Ollie didn’t play that night but you can hear him on the new album, ‘Hold Your Fire’. Anticipating a million seller they have even contrived methods of receiving royalties by including only self-written original songs. This means that to hear ‘Shaking All Over’ and other past blasts you’ll still have to go and see them live. Doubly ingenious. I mentioned that the first album had struck me as a bit of a watered-down version of the real hairy Patto. By that time they were too zonked to reply with physical violence and admitted that it was a bit of a non-production although it was just what they needed at the time after extracating themselves from Decca.

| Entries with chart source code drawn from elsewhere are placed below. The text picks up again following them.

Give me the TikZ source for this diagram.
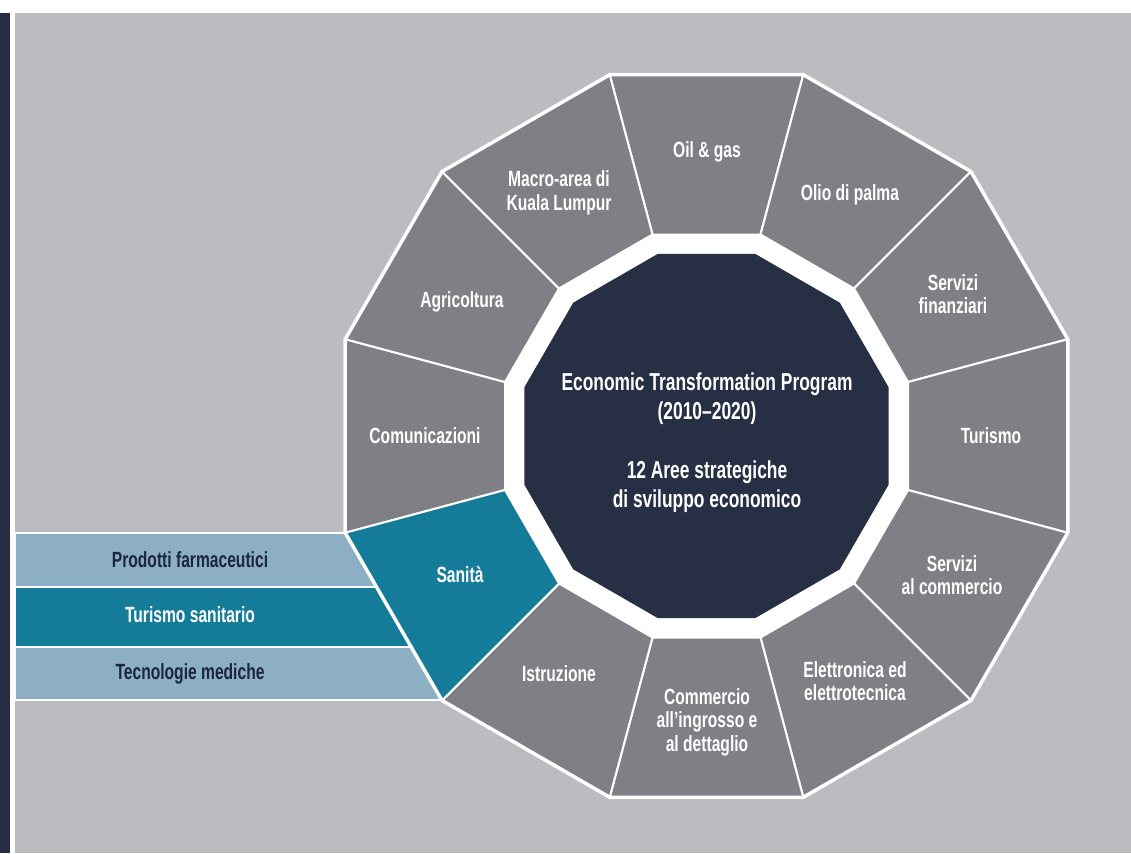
\documentclass[tikz,border=0pt]{standalone}
\usepackage{fontspec}
\setmainfont{Liberation Sans}[FakeStretch=0.71]

\definecolor{fondo}{HTML}{BBBCC0}
\definecolor{grigio}{HTML}{7F8085}
\definecolor{notte}{HTML}{272F45}
\definecolor{striscia}{HTML}{252D45}
\definecolor{petrolio}{HTML}{147C99}
\definecolor{celeste}{HTML}{8CAFC4}
\definecolor{scritta}{HTML}{1C2541}

\def\Rest{374}
\def\Rint{208.6}
\def\Rcen{188.5}

\begin{document}
\begin{tikzpicture}[x=1pt,y=-1pt]
\tikzstyle{spicchio}=[fill=grigio,draw=white,line width=2pt,line join=miter]
\tikzstyle{etichetta}=[text=white,align=center,font=\bfseries\fontsize{22}{23.5}\selectfont]
\tikzstyle{centrale}=[text=white,align=center,font=\bfseries\fontsize{24.5}{29}\selectfont]
\tikzstyle{banda}=[draw=white,line width=2pt]
\tikzstyle{voce}=[anchor=base,font=\bfseries\fontsize{22}{23.5}\selectfont]

\useasboundingbox (0,0) rectangle (1131,853);
\fill[white] (0,0) rectangle (1131,853);
\fill[striscia] (0,13) rectangle (10,853);
\fill[fondo] (15,13) rectangle (1131,853);

% bande della sanita
\draw[banda,fill=celeste] (15,533) rectangle (450,587);
\draw[banda,fill=petrolio] (15,587) rectangle (450,647);
\draw[banda,fill=celeste] (15,647) rectangle (450,700);

\node[voce,text=scritta] (farmaci) at (190,567) {Prodotti farmaceutici};
\node[voce,text=white] (turismosan) at (190,622) {Turismo sanitario};
\node[voce,text=scritta] (tecnologie) at (190,679) {Tecnologie mediche};

% corona dei 12 settori
\begin{scope}[shift={(706.5,436)},yscale=-1]
\foreach \a in {90,60,...,-240}
  \draw[spicchio] (\a+15:\Rest) -- (\a-15:\Rest) -- (\a-15:\Rint) -- (\a+15:\Rint) -- cycle;
\draw[spicchio,fill=petrolio] (-135:\Rest) -- (-165:\Rest) -- (-165:\Rint) -- (-135:\Rint) -- cycle;
\draw[white,line width=3.5pt,line join=miter] (15:\Rest) \foreach \a in {45,75,...,345} { -- (\a:\Rest) } -- cycle;
\fill[white] (15:\Rint) \foreach \a in {45,75,...,345} { -- (\a:\Rint) } -- cycle;
\fill[notte] (15:\Rcen) \foreach \a in {45,75,...,345} { -- (\a:\Rcen) } -- cycle;
\end{scope}

\node[centrale] (etp) at (707,443) {Economic Transformation Program\\(2010--2020)\\[30pt]12 Aree strategiche\\di sviluppo economico};

\node[etichetta] (oil) at (707,152) {Oil \& gas};
\node[etichetta] (palma) at (850,194.5) {Olio di palma};
\node[etichetta] (finanza) at (953,294) {Servizi\\finanziari};
\node[etichetta] (turismo) at (991,436) {Turismo};
\node[etichetta] (commercio) at (952,575) {Servizi\\al commercio};
\node[etichetta] (elettronica) at (855,681) {Elettronica ed\\elettrotecnica};
\node[etichetta] (ingrosso) at (707,722) {Commercio\\all'ingrosso e\\al dettaglio};
\node[etichetta] (istruzione) at (559,674) {Istruzione};
\node[etichetta] (sanita) at (460,575) {Sanità};
\node[etichetta] (comunicazioni) at (425,436) {Comunicazioni};
\node[etichetta] (agricoltura) at (462,302) {Agricoltura};
\node[etichetta] (macro) at (559,193) {Macro-area di\\Kuala Lumpur};

\end{tikzpicture}
\end{document}
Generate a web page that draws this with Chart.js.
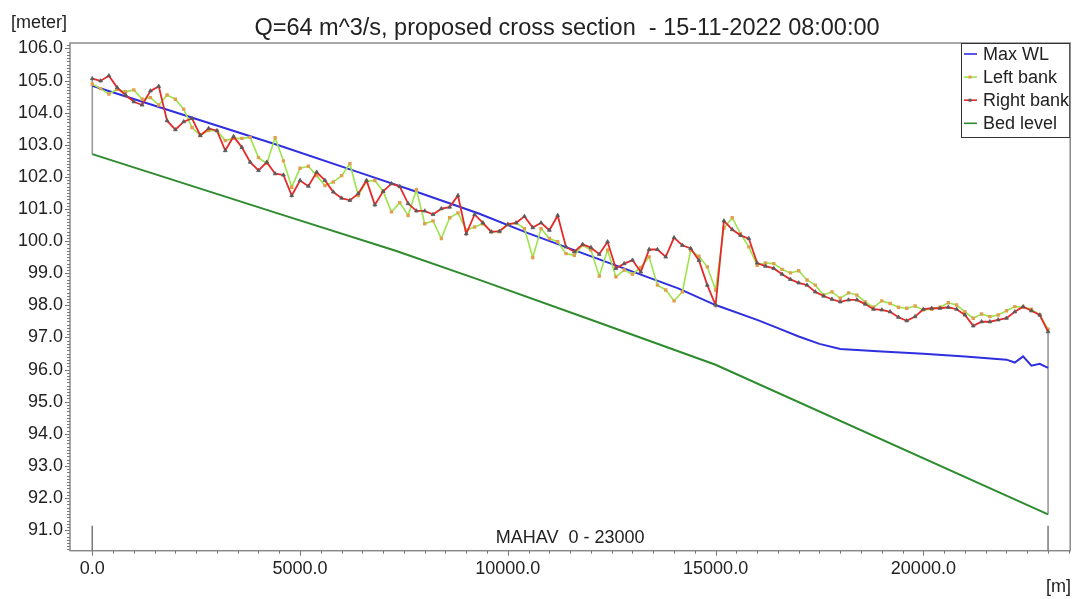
<!DOCTYPE html>
<html>
<head>
<meta charset="utf-8">
<script src="https://cdn.jsdelivr.net/npm/chart.js@4.4.1/dist/chart.umd.min.js"></script>
<style>
  html, body { margin: 0; padding: 0; background: #ffffff; }
  #wrap { width: 1075px; height: 599px; position: relative; }
</style>
</head>
<body>
<div id="wrap"><canvas id="c" width="1075" height="599"></canvas></div>
<script>
// Chainage of the cross sections along branch MAHAV [m]
const chainage = [
  0, 200, 400, 600, 800, 1000, 1200, 1400, 1600, 1800,
  2000, 2200, 2400, 2600, 2800, 3000, 3200, 3400, 3600, 3800,
  4000, 4200, 4400, 4600, 4800, 5000, 5200, 5400, 5600, 5800,
  6000, 6200, 6400, 6600, 6800, 7000, 7200, 7400, 7600, 7800,
  8000, 8200, 8400, 8600, 8800, 9000, 9200, 9400, 9600, 9800,
  10000, 10200, 10400, 10600, 10800, 11000, 11200, 11400, 11600, 11800,
  12000, 12200, 12400, 12600, 12800, 13000, 13200, 13400, 13600, 13800,
  14000, 14200, 14400, 14600, 14800, 15000, 15200, 15400, 15600, 15800,
  16000, 16200, 16400, 16600, 16800, 17000, 17200, 17400, 17600, 17800,
  18000, 18200, 18400, 18600, 18800, 19000, 19200, 19400, 19600, 19800,
  20000, 20200, 20400, 20600, 20800, 21000, 21200, 21400, 21600, 21800,
  22000, 22200, 22400, 22600, 22800, 23000
];

// Left bank level at each cross section [m]
const leftBank = [
  104.89, 104.75, 104.58, 104.73, 104.65, 104.71, 104.42, 104.47, 104.24, 104.55,
  104.42, 104.11, 103.54, 103.29, 103.44, 103.44, 103.13, 103.20, 103.20, 103.23,
  102.60, 102.42, 103.22, 102.50, 101.68, 102.27, 102.33, 102.04, 101.73, 101.84,
  102.04, 102.41, 101.42, 101.86, 101.89, 101.55, 100.91, 101.20, 100.80, 101.60,
  100.54, 100.63, 100.08, 100.73, 100.88, 100.34, 100.44, 100.54, 100.29, 100.29,
  100.52, 100.57, 100.39, 99.49, 100.39, 100.08, 99.98, 99.61, 99.56, 99.87,
  99.72, 98.91, 99.72, 98.89, 99.10, 98.97, 99.18, 99.51, 98.63, 98.48,
  98.14, 98.42, 99.72, 99.53, 99.20, 98.48, 100.41, 100.73, 100.23, 99.82,
  99.25, 99.32, 99.30, 99.12, 99.01, 99.08, 98.79, 98.63, 98.32, 98.42,
  98.22, 98.39, 98.32, 98.11, 97.94, 98.14, 98.06, 97.94, 97.91, 97.98,
  97.86, 97.88, 97.94, 98.08, 98.01, 97.80, 97.60, 97.73, 97.65, 97.70,
  97.83, 97.96, 97.94, 97.88, 97.70, 97.26
];

// Right bank level at each cross section [m]
const rightBank = [
  105.06, 104.99, 105.15, 104.78, 104.55, 104.34, 104.24, 104.68, 104.82, 103.75,
  103.47, 103.72, 103.82, 103.29, 103.51, 103.44, 102.82, 103.26, 102.92, 102.46,
  102.20, 102.46, 102.10, 102.06, 101.42, 101.89, 101.71, 102.15, 101.89, 101.53,
  101.34, 101.27, 101.48, 101.89, 101.13, 101.55, 101.79, 101.70, 101.17, 100.94,
  100.94, 100.83, 101.01, 101.06, 101.42, 100.23, 100.83, 100.57, 100.29, 100.31,
  100.52, 100.57, 100.77, 100.42, 100.57, 100.34, 100.80, 99.82, 99.67, 99.90,
  99.80, 99.59, 99.98, 99.15, 99.30, 99.41, 99.04, 99.74, 99.74, 99.51,
  100.11, 99.87, 99.77, 99.40, 98.63, 98.01, 100.63, 100.36, 100.18, 100.08,
  99.32, 99.22, 99.15, 98.97, 98.81, 98.70, 98.63, 98.42, 98.29, 98.19,
  98.11, 98.17, 98.17, 98.04, 97.88, 97.86, 97.80, 97.63, 97.52, 97.65,
  97.88, 97.91, 97.91, 97.94, 97.88, 97.70, 97.36, 97.49, 97.49, 97.55,
  97.60, 97.80, 97.96, 97.83, 97.70, 97.18
];

// Maximum water level profile
const wlChainage = [0, 4500, 6400, 7800, 9300, 10500, 14100, 15000, 16000, 16500, 17000, 17500,
                    18000, 19000, 20000, 21000, 22000, 22200, 22400, 22600, 22800, 23000];
const wlLevel    = [104.84, 102.98, 102.15, 101.54, 100.86, 100.24, 98.53, 98.01, 97.55, 97.29, 97.03, 96.80,
                    96.64, 96.56, 96.49, 96.41, 96.31, 96.22, 96.41, 96.12, 96.18, 96.05];

// Bed level profile
const bedChainage = [0, 4500, 7300, 9300, 12000, 15000, 23000];
const bedLevel    = [102.71, 100.85, 99.70, 98.80, 97.55, 96.15, 91.49];

// Axis ranges and tick labels
const xRange = [-536, 23533];
const yRange = [90.36, 106.17];
const xTicks = [0, 5000, 10000, 15000, 20000];
const yTicks = [91, 92, 93, 94, 95, 96, 97, 98, 99, 100, 101, 102, 103, 104, 105, 106];
const branchStart = 0, branchEnd = 23000;

const titleText = 'Q=64 m^3/s, proposed cross section  - 15-11-2022 08:00:00';
const branchLabel = 'MAHAV  0 - 23000';
const yUnit = '[meter]';
const xUnit = '[m]';
const seriesNames = ['Max WL', 'Left bank', 'Right bank', 'Bed level'];

const FONT = '"Liberation Sans", Arial, sans-serif';
const TXT = '#222222';

const C_WL = '#2f2fe0';
const C_LEFT = '#9be44c';
const C_LEFT_PT = '#e0a050';
const C_RIGHT = '#e42a2a';
const C_RIGHT_PT = '#5a5a5a';
const C_BED = '#2e8b2e';
const C_END = '#9a9a9a';

const pts = (xs, ys) => ys.map((v, i) => ({ x: xs[i], y: v }));

const n = chainage.length - 1;
const startEnd = [
  { x: chainage[0], y: bedLevel[0] },
  { x: chainage[0], y: Math.max(leftBank[0], rightBank[0]) }
];
const finishEnd = [
  { x: chainage[n], y: bedLevel[bedLevel.length - 1] },
  { x: chainage[n], y: Math.max(leftBank[n], rightBank[n]) }
];

const overlay = {
  id: 'overlay',
  afterDraw(chart) {
    const ctx = chart.ctx;
    const a = chart.chartArea;
    const xs = chart.scales.x, ys = chart.scales.y;
    ctx.save();

    // plot frame
    ctx.strokeStyle = '#8a8a8a';
    ctx.lineWidth = 1.5;
    ctx.strokeRect(a.left, a.top, a.right - a.left, a.bottom - a.top);

    // y minor/major tick marks
    ctx.strokeStyle = '#777';
    ctx.lineWidth = 1;
    for (let k = Math.ceil(yRange[0] * 10); k <= Math.floor(yRange[1] * 10); k++) {
      const py = Math.round(ys.getPixelForValue(k / 10)) + 0.5;
      const len = (k % 10 === 0) ? 5 : 3;
      ctx.beginPath();
      ctx.moveTo(a.left - len, py);
      ctx.lineTo(a.left, py);
      ctx.stroke();
    }
    // x tick marks every 500 m
    for (let v = 0; v <= xRange[1]; v += 500) {
      const px = Math.round(xs.getPixelForValue(v)) + 0.5;
      const len = (v % 5000 === 0) ? 5 : 3;
      ctx.beginPath();
      ctx.moveTo(px, a.bottom);
      ctx.lineTo(px, a.bottom + len);
      ctx.stroke();
    }

    // branch extent markers
    ctx.strokeStyle = '#777';
    ctx.lineWidth = 1.5;
    [branchStart, branchEnd].forEach(v => {
      const px = xs.getPixelForValue(v);
      ctx.beginPath();
      ctx.moveTo(px, a.bottom);
      ctx.lineTo(px, a.bottom - 25);
      ctx.stroke();
    });

    ctx.fillStyle = TXT;
    ctx.textBaseline = 'alphabetic';

    // branch label
    ctx.font = '18px ' + FONT;
    ctx.textAlign = 'center';
    const mid = (xs.getPixelForValue(branchStart) + xs.getPixelForValue(branchEnd)) / 2;
    ctx.fillText(branchLabel, mid, a.bottom - 7.5);

    // title
    ctx.font = '23.5px ' + FONT;
    ctx.textAlign = 'center';
    ctx.fillText(titleText, 567, 35);

    // units
    ctx.font = '18px ' + FONT;
    ctx.textAlign = 'left';
    ctx.fillText(yUnit, 11, 28);
    ctx.textAlign = 'right';
    ctx.fillText(xUnit, 1071, 592);

    // legend
    const lx = 961, ly = a.top, lw = a.right - 961, lh = 95;
    ctx.fillStyle = '#ffffff';
    ctx.fillRect(lx, ly, lw, lh);
    ctx.strokeStyle = '#333';
    ctx.lineWidth = 1;
    ctx.strokeRect(lx + 0.5, ly + 0.5, lw - 1, lh - 1);
    const cols = [C_WL, C_LEFT, C_RIGHT, C_BED];
    const marks = [null, C_LEFT_PT, C_RIGHT_PT, null];
    ctx.font = '18px ' + FONT;
    ctx.textAlign = 'left';
    seriesNames.forEach((name, i) => {
      const base = 60 + i * 23.1;
      const cy = base - 6;
      ctx.strokeStyle = cols[i];
      ctx.lineWidth = 1.6;
      ctx.beginPath();
      ctx.moveTo(964, cy);
      ctx.lineTo(977, cy);
      ctx.stroke();
      if (marks[i]) {
        ctx.fillStyle = marks[i];
        ctx.fillRect(968.5, cy - 1.5, 3, 3);
      }
      ctx.fillStyle = TXT;
      ctx.fillText(name, 983, base);
    });

    ctx.restore();
  }
};

new Chart(document.getElementById('c'), {
  type: 'line',
  data: {
    datasets: [
      {
        label: seriesNames[2], data: pts(chainage, rightBank), order: 0,
        borderColor: C_RIGHT, borderWidth: 1.8,
        pointStyle: 'triangle', pointRadius: 2.2, pointBorderWidth: 0.8,
        pointBackgroundColor: C_RIGHT_PT, pointBorderColor: C_RIGHT_PT
      },
      {
        label: seriesNames[1], data: pts(chainage, leftBank), order: 1,
        borderColor: C_LEFT, borderWidth: 1.6,
        pointStyle: 'rect', pointRadius: 2.4, pointBorderWidth: 0,
        pointBackgroundColor: C_LEFT_PT, pointBorderColor: C_LEFT_PT
      },
      {
        label: seriesNames[0], data: pts(wlChainage, wlLevel), order: 2,
        borderColor: C_WL, borderWidth: 2, pointRadius: 0
      },
      {
        label: seriesNames[3], data: pts(bedChainage, bedLevel), order: 3,
        borderColor: C_BED, borderWidth: 2, pointRadius: 0
      },
      {
        label: 'start', data: startEnd, order: 4,
        borderColor: C_END, borderWidth: 1.6, pointRadius: 0
      },
      {
        label: 'end', data: finishEnd, order: 4,
        borderColor: C_END, borderWidth: 1.6, pointRadius: 0
      }
    ]
  },
  options: {
    responsive: false,
    animation: false,
    events: [],
    layout: { padding: { top: 43, right: 3.5, left: 0, bottom: 0 } },
    elements: { line: { tension: 0, fill: false } },
    plugins: { legend: { display: false }, title: { display: false }, tooltip: { enabled: false } },
    scales: {
      x: {
        type: 'linear', min: xRange[0], max: xRange[1],
        afterBuildTicks: s => { s.ticks = xTicks.map(v => ({ value: v })); },
        afterFit: s => { s.height = 48.3; s.paddingLeft = 0; s.paddingRight = 0; },
        grid: { display: false, drawTicks: false },
        border: { display: false },
        ticks: {
          autoSkip: false, maxRotation: 0, minRotation: 0,
          padding: 8, color: TXT, font: { family: FONT, size: 18 },
          callback: v => Number(v).toFixed(1)
        }
      },
      y: {
        type: 'linear', min: yRange[0], max: yRange[1],
        afterBuildTicks: s => { s.ticks = yTicks.map(v => ({ value: v })); },
        afterFit: s => { s.width = 70; s.paddingTop = 0; s.paddingBottom = 0; },
        grid: { display: false, drawTicks: false },
        border: { display: false },
        ticks: {
          autoSkip: false,
          padding: 7, color: TXT, font: { family: FONT, size: 18 },
          callback: v => Number(v).toFixed(1)
        }
      }
    }
  },
  plugins: [overlay]
});
</script>
</body>
</html>
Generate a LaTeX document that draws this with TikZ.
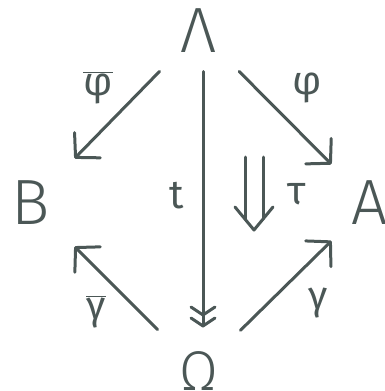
\documentclass[tikz,border=0pt]{standalone}
\usepackage{fontspec}
\setmainfont{Fira Sans}
\newfontfamily\objfont{Fira Sans Light}
\usetikzlibrary{arrows.meta}
\definecolor{slate}{RGB}{75,87,86}

\begin{document}
\begin{tikzpicture}[x=1pt, y=-1pt, line width=3pt, line cap=round, line join=round,
    every node/.style={text=slate, inner sep=0pt},
    obj/.style={font=\objfont\fontsize{64}{64}\selectfont},
    lbl/.style={font=\fontsize{40}{40}\selectfont},
    map/.style={draw=slate, -{Straight Barb[length=17pt, width=36pt, round]}},
    tmap/.style={draw=slate, -{Straight Barb[length=8pt, width=24pt, round] Straight Barb[length=8pt, width=24pt, round]}}]
        % --- 1. Parameters ---
        \def\tauGap{9}
        \useasboundingbox (0,0) rectangle (384,391);

        % --- 2. Objects ---
        \node[obj, minimum width=80pt, minimum height=78pt] (L) at (199,31) {Λ};
        \node[obj, minimum width=84pt, minimum height=110pt] (B) at (31,203) {B};
        \node[obj, minimum width=74pt, minimum height=110pt] (A) at (370,203) {A};
        \node[obj, font=\objfont\fontsize{56}{56}\selectfont, minimum width=80pt, minimum height=84pt] (O) at (199,371) {Ω};

        % --- 3. Maps ---
        \draw[map] (L) -- (B);
        \draw[map] (L) -- (A);
        \draw[map] (O) -- (B);
        \draw[map] (O) -- (A);
        \draw[tmap] ([xshift=4pt]L.south) -- ([xshift=4pt]O.north);

        % 2-cell
        \coordinate (tauT) at (254,157);
        \coordinate (tauH) at (254,230);
        \draw[slate] ([xshift=-\tauGap]tauT) -- ([shift={(-\tauGap,-11)}]tauH);
        \draw[slate] ([xshift=\tauGap]tauT) -- ([shift={(\tauGap,-11)}]tauH);
        \draw[slate] ([shift={(-19,-23)}]tauH) -- (tauH) -- ([shift={(19,-23)}]tauH);

        % --- 4. Labels ---
        \node[lbl] (phib) at (98,88) {$\overline{\mbox{φ}}$};
        \node[lbl] (phi) at (307,88) {φ};
        \node[lbl] (gamb) at (96,312) {$\overline{\mbox{γ}}$};
        \node[lbl] (gam) at (318,303) {γ};
        \node[lbl] (t) at (177,196) {t};
        \node[lbl] (tau) at (297,194) {τ};
\end{tikzpicture}
\end{document}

What had they done on the new album to give it its stronger sound? ‘We hung mikes about to record the studio resounding and just set up and played. Didn’t alter anything, didn’t put any padding. We did quite a few tracks like that . . . Things get a bit hilarious in the studio. Rolling on the floor or having to run out the door with producer Muff Winwood shouting ’Hollywood Ballyhoo’. Another ace word that they use is ‘ginchy, an old Bert Weedon phrase long forgotten.’ Pick up on it some time grandad.

The Cast

Mike Patto . . . . . lead vocals/vamping
Ollie Halsall . . . . guitar/piano/vibes/vocals
Clive Griffiths . . .bass/vocals
John Halsey. . . . . drums/vocals/and rolled up trousers.

Patto (Vertigo) ‘Hold Your Fire’ (Vertigo)

Dates Sunday 19th, Patto, Centipede and B B Blunder play the Rainbow. A week later they are followed by Chipperfield’s Circus.